Dataset extract:
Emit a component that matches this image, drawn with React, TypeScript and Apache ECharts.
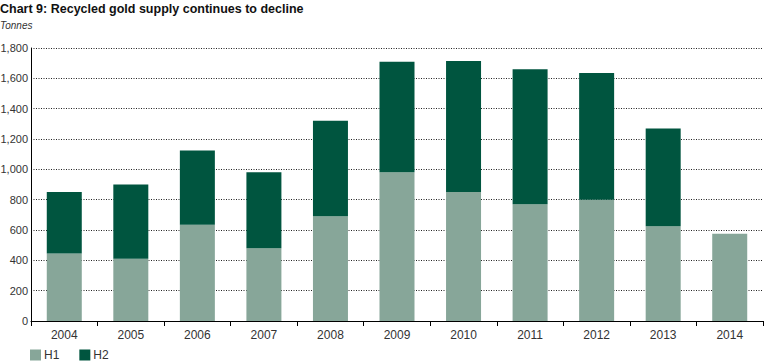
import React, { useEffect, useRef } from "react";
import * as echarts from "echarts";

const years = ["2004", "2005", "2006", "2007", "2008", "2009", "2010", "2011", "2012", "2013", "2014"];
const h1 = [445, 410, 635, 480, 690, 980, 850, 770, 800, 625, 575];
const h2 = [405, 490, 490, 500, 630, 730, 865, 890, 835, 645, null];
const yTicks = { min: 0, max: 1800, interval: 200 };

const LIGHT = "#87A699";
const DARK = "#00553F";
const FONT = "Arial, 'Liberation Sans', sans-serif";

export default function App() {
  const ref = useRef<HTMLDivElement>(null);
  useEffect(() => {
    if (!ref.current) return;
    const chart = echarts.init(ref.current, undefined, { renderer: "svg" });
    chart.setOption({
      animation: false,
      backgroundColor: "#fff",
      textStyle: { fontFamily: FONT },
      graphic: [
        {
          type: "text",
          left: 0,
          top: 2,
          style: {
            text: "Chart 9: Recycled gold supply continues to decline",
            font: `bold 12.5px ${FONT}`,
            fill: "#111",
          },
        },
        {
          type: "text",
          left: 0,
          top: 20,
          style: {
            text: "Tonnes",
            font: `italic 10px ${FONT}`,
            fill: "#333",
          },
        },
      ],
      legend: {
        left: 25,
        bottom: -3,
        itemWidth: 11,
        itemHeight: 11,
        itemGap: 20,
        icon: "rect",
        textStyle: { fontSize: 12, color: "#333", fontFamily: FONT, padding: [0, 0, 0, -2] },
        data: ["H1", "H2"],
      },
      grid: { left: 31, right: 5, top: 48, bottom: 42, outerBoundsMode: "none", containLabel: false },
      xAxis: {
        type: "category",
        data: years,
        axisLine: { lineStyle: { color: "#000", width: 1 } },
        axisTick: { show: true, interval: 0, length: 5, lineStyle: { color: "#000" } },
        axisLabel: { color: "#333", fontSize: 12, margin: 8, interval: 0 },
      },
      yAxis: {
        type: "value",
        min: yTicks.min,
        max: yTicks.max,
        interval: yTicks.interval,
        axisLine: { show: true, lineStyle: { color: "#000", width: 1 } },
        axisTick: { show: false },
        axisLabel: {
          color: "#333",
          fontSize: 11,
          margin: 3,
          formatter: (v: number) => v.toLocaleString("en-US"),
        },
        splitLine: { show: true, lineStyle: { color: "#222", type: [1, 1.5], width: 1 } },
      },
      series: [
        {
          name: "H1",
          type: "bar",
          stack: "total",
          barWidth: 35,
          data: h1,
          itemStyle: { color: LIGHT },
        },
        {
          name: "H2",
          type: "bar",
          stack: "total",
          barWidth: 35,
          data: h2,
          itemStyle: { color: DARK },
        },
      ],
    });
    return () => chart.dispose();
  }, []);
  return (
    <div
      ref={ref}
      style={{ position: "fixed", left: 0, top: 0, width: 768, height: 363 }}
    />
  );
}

The request:
Extract the full listing above verbatim; pictures are to be left out of the copy.

Exercise output:
Emit a component that matches this image, drawn with React, TypeScript and Apache ECharts.
import React, { useEffect, useRef } from "react";
import * as echarts from "echarts";

const years = ["2004", "2005", "2006", "2007", "2008", "2009", "2010", "2011", "2012", "2013", "2014"];
const h1 = [445, 410, 635, 480, 690, 980, 850, 770, 800, 625, 575];
const h2 = [405, 490, 490, 500, 630, 730, 865, 890, 835, 645, null];
const yTicks = { min: 0, max: 1800, interval: 200 };

const LIGHT = "#87A699";
const DARK = "#00553F";
const FONT = "Arial, 'Liberation Sans', sans-serif";

export default function App() {
  const ref = useRef<HTMLDivElement>(null);
  useEffect(() => {
    if (!ref.current) return;
    const chart = echarts.init(ref.current, undefined, { renderer: "svg" });
    chart.setOption({
      animation: false,
      backgroundColor: "#fff",
      textStyle: { fontFamily: FONT },
      graphic: [
        {
          type: "text",
          left: 0,
          top: 2,
          style: {
            text: "Chart 9: Recycled gold supply continues to decline",
            font: `bold 12.5px ${FONT}`,
            fill: "#111",
          },
        },
        {
          type: "text",
          left: 0,
          top: 20,
          style: {
            text: "Tonnes",
            font: `italic 10px ${FONT}`,
            fill: "#333",
          },
        },
      ],
      legend: {
        left: 25,
        bottom: -3,
        itemWidth: 11,
        itemHeight: 11,
        itemGap: 20,
        icon: "rect",
        textStyle: { fontSize: 12, color: "#333", fontFamily: FONT, padding: [0, 0, 0, -2] },
        data: ["H1", "H2"],
      },
      grid: { left: 31, right: 5, top: 48, bottom: 42, outerBoundsMode: "none", containLabel: false },
      xAxis: {
        type: "category",
        data: years,
        axisLine: { lineStyle: { color: "#000", width: 1 } },
        axisTick: { show: true, interval: 0, length: 5, lineStyle: { color: "#000" } },
        axisLabel: { color: "#333", fontSize: 12, margin: 8, interval: 0 },
      },
      yAxis: {
        type: "value",
        min: yTicks.min,
        max: yTicks.max,
        interval: yTicks.interval,
        axisLine: { show: true, lineStyle: { color: "#000", width: 1 } },
        axisTick: { show: false },
        axisLabel: {
          color: "#333",
          fontSize: 11,
          margin: 3,
          formatter: (v: number) => v.toLocaleString("en-US"),
        },
        splitLine: { show: true, lineStyle: { color: "#222", type: [1, 1.5], width: 1 } },
      },
      series: [
        {
          name: "H1",
          type: "bar",
          stack: "total",
          barWidth: 35,
          data: h1,
          itemStyle: { color: LIGHT },
        },
        {
          name: "H2",
          type: "bar",
          stack: "total",
          barWidth: 35,
          data: h2,
          itemStyle: { color: DARK },
        },
      ],
    });
    return () => chart.dispose();
  }, []);
  return (
    <div
      ref={ref}
      style={{ position: "fixed", left: 0, top: 0, width: 768, height: 363 }}
    />
  );
}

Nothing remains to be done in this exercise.